C. Joinder of Commerce

Lastly, the Property Carriers argue that Commerce cannot be added as a Defendant because joinder of Commerce would be improper under the Federal Rules of Civil Procedure. Because the Court agrees that joinder is not compulsory, and thus is inappropriate under Rule 19, it will go on to examine whether joinder would be appropriate under the more lenient standard of Fed. R. Civ. P. 20.

Rule 20(a) deals with the permissive joinder of parties and provides in pertinent part:

(2) Defendants. Persons -- as well as a vessel, cargo, or other property subject to admiralty process in rem -- may be joined in one action as defendants if:

(A) any right to relief is asserted against them jointly, severally, or in the alternative with respect to or arising out of the same transaction, occurrence, or series of transactions of occurrences; and

(B) any question of law or fact common to all defendants will arise in the action.

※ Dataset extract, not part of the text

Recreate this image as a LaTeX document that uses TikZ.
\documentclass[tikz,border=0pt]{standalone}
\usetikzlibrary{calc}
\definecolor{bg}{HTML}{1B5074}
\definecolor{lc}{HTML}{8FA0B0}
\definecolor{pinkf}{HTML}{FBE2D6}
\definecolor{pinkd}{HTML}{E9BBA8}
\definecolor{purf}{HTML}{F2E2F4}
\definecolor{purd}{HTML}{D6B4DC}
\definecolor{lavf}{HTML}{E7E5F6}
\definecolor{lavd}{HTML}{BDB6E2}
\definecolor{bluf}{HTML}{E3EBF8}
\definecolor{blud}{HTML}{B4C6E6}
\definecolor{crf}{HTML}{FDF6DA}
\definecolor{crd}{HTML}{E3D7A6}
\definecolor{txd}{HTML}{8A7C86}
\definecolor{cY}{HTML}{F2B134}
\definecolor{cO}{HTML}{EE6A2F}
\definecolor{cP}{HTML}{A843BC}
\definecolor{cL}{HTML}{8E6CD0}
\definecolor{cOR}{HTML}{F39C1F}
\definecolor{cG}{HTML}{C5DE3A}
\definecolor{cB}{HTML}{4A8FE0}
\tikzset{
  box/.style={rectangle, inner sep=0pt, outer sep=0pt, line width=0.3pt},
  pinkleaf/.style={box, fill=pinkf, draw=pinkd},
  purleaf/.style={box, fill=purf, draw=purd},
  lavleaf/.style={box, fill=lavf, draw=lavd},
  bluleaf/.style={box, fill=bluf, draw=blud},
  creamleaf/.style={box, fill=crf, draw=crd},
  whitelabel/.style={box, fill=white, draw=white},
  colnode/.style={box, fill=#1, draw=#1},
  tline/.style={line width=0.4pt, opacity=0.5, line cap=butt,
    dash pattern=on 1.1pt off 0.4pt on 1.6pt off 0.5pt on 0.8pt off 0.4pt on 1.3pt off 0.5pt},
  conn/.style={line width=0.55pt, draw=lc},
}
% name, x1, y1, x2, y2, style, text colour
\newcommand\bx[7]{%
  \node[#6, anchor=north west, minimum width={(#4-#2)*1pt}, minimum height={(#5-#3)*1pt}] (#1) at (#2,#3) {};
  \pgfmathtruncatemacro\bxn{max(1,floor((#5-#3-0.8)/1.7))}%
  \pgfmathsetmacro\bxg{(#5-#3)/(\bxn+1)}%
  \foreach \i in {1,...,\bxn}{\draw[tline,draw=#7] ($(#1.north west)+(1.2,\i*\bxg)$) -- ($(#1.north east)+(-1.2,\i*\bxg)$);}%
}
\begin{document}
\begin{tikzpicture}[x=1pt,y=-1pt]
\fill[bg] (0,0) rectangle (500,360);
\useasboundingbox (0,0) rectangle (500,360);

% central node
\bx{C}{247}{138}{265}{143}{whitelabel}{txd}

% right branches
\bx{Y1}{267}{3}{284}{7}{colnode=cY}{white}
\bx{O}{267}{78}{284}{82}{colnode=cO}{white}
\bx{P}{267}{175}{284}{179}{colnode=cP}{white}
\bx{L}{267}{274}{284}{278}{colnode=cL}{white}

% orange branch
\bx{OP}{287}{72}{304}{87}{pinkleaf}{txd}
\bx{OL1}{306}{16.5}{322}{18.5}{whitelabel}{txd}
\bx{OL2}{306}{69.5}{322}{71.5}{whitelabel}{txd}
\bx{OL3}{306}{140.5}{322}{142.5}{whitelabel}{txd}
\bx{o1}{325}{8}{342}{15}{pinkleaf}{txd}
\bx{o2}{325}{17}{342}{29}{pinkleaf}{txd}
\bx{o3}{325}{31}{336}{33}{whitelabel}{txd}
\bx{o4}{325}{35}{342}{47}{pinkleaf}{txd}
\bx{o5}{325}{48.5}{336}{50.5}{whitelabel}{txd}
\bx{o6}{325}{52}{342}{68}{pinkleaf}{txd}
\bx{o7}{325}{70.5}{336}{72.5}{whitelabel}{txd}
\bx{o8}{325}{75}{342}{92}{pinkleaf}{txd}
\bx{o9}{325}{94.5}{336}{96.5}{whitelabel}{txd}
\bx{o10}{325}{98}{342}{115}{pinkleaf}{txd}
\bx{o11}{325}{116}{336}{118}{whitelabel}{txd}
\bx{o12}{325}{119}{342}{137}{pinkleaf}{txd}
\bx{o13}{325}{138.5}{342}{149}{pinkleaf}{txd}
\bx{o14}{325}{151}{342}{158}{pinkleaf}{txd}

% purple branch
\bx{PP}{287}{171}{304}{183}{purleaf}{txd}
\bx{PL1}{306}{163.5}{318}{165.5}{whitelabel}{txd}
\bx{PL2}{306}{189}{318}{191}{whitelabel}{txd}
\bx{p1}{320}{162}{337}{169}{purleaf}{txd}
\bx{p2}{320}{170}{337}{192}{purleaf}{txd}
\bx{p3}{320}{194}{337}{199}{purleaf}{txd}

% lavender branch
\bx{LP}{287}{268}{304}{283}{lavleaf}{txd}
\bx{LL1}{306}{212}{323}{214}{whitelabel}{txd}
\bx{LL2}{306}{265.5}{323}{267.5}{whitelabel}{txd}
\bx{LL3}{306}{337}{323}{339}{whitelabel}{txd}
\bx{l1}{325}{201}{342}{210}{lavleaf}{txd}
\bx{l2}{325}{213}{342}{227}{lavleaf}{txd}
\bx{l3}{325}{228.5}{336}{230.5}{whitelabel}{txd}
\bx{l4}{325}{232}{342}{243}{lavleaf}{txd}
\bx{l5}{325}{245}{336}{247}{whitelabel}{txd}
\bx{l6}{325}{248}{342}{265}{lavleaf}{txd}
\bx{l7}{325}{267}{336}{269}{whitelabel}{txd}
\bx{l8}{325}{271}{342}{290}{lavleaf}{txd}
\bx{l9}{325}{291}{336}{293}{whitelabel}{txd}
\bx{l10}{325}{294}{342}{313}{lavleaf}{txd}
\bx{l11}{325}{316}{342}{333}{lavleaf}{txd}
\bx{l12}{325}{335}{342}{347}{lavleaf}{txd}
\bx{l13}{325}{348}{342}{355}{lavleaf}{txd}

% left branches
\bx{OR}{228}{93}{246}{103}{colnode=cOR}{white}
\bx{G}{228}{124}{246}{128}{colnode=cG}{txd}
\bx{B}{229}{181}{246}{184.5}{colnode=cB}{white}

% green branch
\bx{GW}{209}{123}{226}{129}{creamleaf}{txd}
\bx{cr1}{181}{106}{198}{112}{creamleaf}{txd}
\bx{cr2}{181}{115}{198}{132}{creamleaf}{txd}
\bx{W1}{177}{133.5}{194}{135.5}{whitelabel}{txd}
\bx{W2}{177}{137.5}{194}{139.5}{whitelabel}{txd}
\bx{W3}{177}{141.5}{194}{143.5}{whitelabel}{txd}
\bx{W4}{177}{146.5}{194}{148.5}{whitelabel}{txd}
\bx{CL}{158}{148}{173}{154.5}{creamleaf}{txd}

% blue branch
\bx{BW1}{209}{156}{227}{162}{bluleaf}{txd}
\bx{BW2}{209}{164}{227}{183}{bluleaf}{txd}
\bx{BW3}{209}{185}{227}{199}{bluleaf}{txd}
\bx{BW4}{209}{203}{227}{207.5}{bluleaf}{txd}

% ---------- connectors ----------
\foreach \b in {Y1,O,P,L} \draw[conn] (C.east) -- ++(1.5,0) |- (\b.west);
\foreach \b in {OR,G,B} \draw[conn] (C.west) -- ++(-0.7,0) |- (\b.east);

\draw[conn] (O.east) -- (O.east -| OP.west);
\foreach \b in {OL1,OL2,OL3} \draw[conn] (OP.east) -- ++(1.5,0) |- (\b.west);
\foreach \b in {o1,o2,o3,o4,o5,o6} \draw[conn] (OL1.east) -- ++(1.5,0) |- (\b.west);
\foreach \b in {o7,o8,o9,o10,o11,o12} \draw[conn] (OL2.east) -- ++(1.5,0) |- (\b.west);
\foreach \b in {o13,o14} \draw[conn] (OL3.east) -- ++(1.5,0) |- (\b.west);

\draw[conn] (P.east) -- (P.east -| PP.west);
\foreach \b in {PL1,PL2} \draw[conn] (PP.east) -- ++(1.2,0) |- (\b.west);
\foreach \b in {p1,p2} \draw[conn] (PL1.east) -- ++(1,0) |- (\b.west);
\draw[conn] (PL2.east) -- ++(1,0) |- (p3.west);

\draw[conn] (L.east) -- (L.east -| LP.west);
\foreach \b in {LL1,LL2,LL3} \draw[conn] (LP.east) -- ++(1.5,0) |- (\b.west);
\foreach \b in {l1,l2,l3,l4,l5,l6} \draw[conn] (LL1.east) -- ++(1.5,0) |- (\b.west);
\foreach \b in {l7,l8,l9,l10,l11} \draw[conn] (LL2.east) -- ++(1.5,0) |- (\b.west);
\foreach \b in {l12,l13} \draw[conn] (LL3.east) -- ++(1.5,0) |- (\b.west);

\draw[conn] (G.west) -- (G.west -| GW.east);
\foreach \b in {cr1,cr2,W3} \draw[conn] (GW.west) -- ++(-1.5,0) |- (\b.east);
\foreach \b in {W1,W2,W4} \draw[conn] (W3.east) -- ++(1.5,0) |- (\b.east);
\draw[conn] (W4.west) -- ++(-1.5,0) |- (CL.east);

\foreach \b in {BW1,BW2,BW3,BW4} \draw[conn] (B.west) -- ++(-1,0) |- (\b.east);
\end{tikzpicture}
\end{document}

The Property Carriers argue that this Rule's requirements cannot be met. The Property Carriers argue that the first prong cannot be met because Plaintiff has not claimed that it has asserted a right to relief "jointly or severally." (Defs.' Mem. in Opp'n 34.) The Property Carriers ignore, however, the language of the Rule that allows for relief to be "in the alternative." Here, Plaintiff is alleging that either the Property Carriers or Commerce is required to compensate Plaintiff for the loss suffered, or that they are each liable for some portion of the loss. Therefore, the first prong of the test has been met as Plaintiff is claiming a right to relief in the alternative.

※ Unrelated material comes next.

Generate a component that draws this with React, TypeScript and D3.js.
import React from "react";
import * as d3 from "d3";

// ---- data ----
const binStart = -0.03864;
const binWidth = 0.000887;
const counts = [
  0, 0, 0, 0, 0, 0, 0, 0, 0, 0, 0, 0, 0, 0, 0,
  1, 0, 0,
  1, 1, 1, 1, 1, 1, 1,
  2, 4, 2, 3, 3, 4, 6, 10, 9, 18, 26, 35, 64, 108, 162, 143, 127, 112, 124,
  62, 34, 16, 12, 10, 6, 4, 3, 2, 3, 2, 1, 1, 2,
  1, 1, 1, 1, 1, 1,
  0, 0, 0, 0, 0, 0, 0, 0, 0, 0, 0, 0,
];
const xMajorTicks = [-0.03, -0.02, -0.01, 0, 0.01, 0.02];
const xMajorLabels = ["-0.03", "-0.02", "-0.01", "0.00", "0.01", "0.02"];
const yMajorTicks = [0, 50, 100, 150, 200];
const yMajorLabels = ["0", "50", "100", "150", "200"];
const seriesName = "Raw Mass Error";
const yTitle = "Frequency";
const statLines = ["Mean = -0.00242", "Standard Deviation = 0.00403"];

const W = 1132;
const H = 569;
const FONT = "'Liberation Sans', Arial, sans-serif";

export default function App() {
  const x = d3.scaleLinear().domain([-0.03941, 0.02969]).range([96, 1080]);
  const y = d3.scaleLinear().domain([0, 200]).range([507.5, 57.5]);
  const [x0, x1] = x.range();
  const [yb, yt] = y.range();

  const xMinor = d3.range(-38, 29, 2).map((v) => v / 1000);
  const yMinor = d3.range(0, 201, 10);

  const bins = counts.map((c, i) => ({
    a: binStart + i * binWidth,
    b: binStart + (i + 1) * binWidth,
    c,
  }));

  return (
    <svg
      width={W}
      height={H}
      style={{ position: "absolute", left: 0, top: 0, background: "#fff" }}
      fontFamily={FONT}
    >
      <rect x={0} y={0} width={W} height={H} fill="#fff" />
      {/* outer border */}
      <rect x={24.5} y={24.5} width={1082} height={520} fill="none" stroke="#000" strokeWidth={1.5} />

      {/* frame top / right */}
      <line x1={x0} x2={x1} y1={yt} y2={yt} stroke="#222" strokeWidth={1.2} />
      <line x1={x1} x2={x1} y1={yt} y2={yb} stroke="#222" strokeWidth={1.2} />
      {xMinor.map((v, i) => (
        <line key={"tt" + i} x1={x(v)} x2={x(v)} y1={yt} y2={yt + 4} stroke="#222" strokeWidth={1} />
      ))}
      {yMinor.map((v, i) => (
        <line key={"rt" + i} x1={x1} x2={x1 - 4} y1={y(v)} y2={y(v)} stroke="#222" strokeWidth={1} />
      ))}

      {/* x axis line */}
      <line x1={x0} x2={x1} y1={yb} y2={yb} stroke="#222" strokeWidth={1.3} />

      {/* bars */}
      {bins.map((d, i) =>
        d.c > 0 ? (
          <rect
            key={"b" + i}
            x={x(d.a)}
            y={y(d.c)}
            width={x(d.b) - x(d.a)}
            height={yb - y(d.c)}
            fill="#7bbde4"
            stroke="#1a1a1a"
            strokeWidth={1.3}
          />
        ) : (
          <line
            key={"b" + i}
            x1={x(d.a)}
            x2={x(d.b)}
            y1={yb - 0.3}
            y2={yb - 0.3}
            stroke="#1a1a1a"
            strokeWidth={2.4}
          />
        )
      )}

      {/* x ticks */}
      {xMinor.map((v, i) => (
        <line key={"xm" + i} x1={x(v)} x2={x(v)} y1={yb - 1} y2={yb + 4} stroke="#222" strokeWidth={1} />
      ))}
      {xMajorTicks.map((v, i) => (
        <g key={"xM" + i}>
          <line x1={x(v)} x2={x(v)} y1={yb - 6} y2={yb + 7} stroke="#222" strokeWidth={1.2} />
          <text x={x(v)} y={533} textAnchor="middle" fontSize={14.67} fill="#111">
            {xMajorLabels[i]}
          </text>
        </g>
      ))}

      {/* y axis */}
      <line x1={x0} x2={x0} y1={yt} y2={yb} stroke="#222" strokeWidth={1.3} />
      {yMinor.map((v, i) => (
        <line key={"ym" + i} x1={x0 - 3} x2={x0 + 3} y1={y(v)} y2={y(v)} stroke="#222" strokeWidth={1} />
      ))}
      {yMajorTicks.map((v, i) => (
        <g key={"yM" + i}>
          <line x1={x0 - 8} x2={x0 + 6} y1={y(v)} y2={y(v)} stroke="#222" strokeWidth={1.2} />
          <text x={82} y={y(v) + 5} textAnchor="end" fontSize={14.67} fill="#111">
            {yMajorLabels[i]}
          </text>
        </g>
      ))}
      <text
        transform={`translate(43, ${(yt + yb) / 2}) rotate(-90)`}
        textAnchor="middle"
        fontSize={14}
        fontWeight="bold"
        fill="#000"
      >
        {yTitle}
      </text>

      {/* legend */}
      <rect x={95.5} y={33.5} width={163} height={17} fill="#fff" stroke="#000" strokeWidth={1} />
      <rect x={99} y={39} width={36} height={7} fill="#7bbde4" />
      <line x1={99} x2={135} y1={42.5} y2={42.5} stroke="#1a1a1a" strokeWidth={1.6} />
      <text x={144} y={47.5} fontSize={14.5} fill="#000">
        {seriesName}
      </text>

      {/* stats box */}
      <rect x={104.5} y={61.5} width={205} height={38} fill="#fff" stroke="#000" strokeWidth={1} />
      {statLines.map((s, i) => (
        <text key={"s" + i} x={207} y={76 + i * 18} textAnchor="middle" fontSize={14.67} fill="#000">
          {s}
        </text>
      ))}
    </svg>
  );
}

Formosa's claims against all carriers also arise out of the same transaction or occurrence, as they arise out of a dispute over coverage concerning the same loss. See Mosley v. General Motors Corp., 497 F.2d 1330, 1333 (8th Cir. 1974) ("all 'logically related' events entitling a person to institute a legal action against another generally are regarded as comprising a transaction or occurrence"). Although there are different types of insurance policies at issue here, at its core, this case is about Formosa's attempt to determine which, if any, of its insurance providers are liable for the April 2004 loss.*fn1

Further, at least one common issue of fact exists. As Plaintiff points out, resolution of at least one issue (whether Plaintiff's equipment should be cleaned or replaced) will involve the following common issues of fact: "(i) is the equipment contaminated; (ii) if so, can the equipment be de-contaminated; (iii) if so, how much will that cost, and is that cost more than the cost of disposing and replacing the damaged equipment . . . ." (Pl.'s Reply Mem. in Supp. 3.) These are just a few of the common questions of fact likely to arise during these proceedings. The Rule is clear in its requirement and is meant to be liberally applied. See, e.g., United Mine Workers v. Gibbs, 383 U.S. 715, 724 (1966) ("Under the Rules, the impulse is toward entertaining the broadest possible scope of action consistent with fairness to the parties; joinder of claims, parties and remedies is strongly encouraged."). Keeping this liberal standard in mind, the Court is satisfied that "any" common question of fact will arise in the action. Therefore, all prongs of Rule 20(a)(2) have been met, and joinder is proper under Rule 20. As a result, Plaintiff should be permitted to join Commerce as a defendant.


For the reasons set forth above, the Court grants Plaintiff's Motion to Amend the Complaint to add Commerce as a Defendant. The Court will issue an appropriate Order.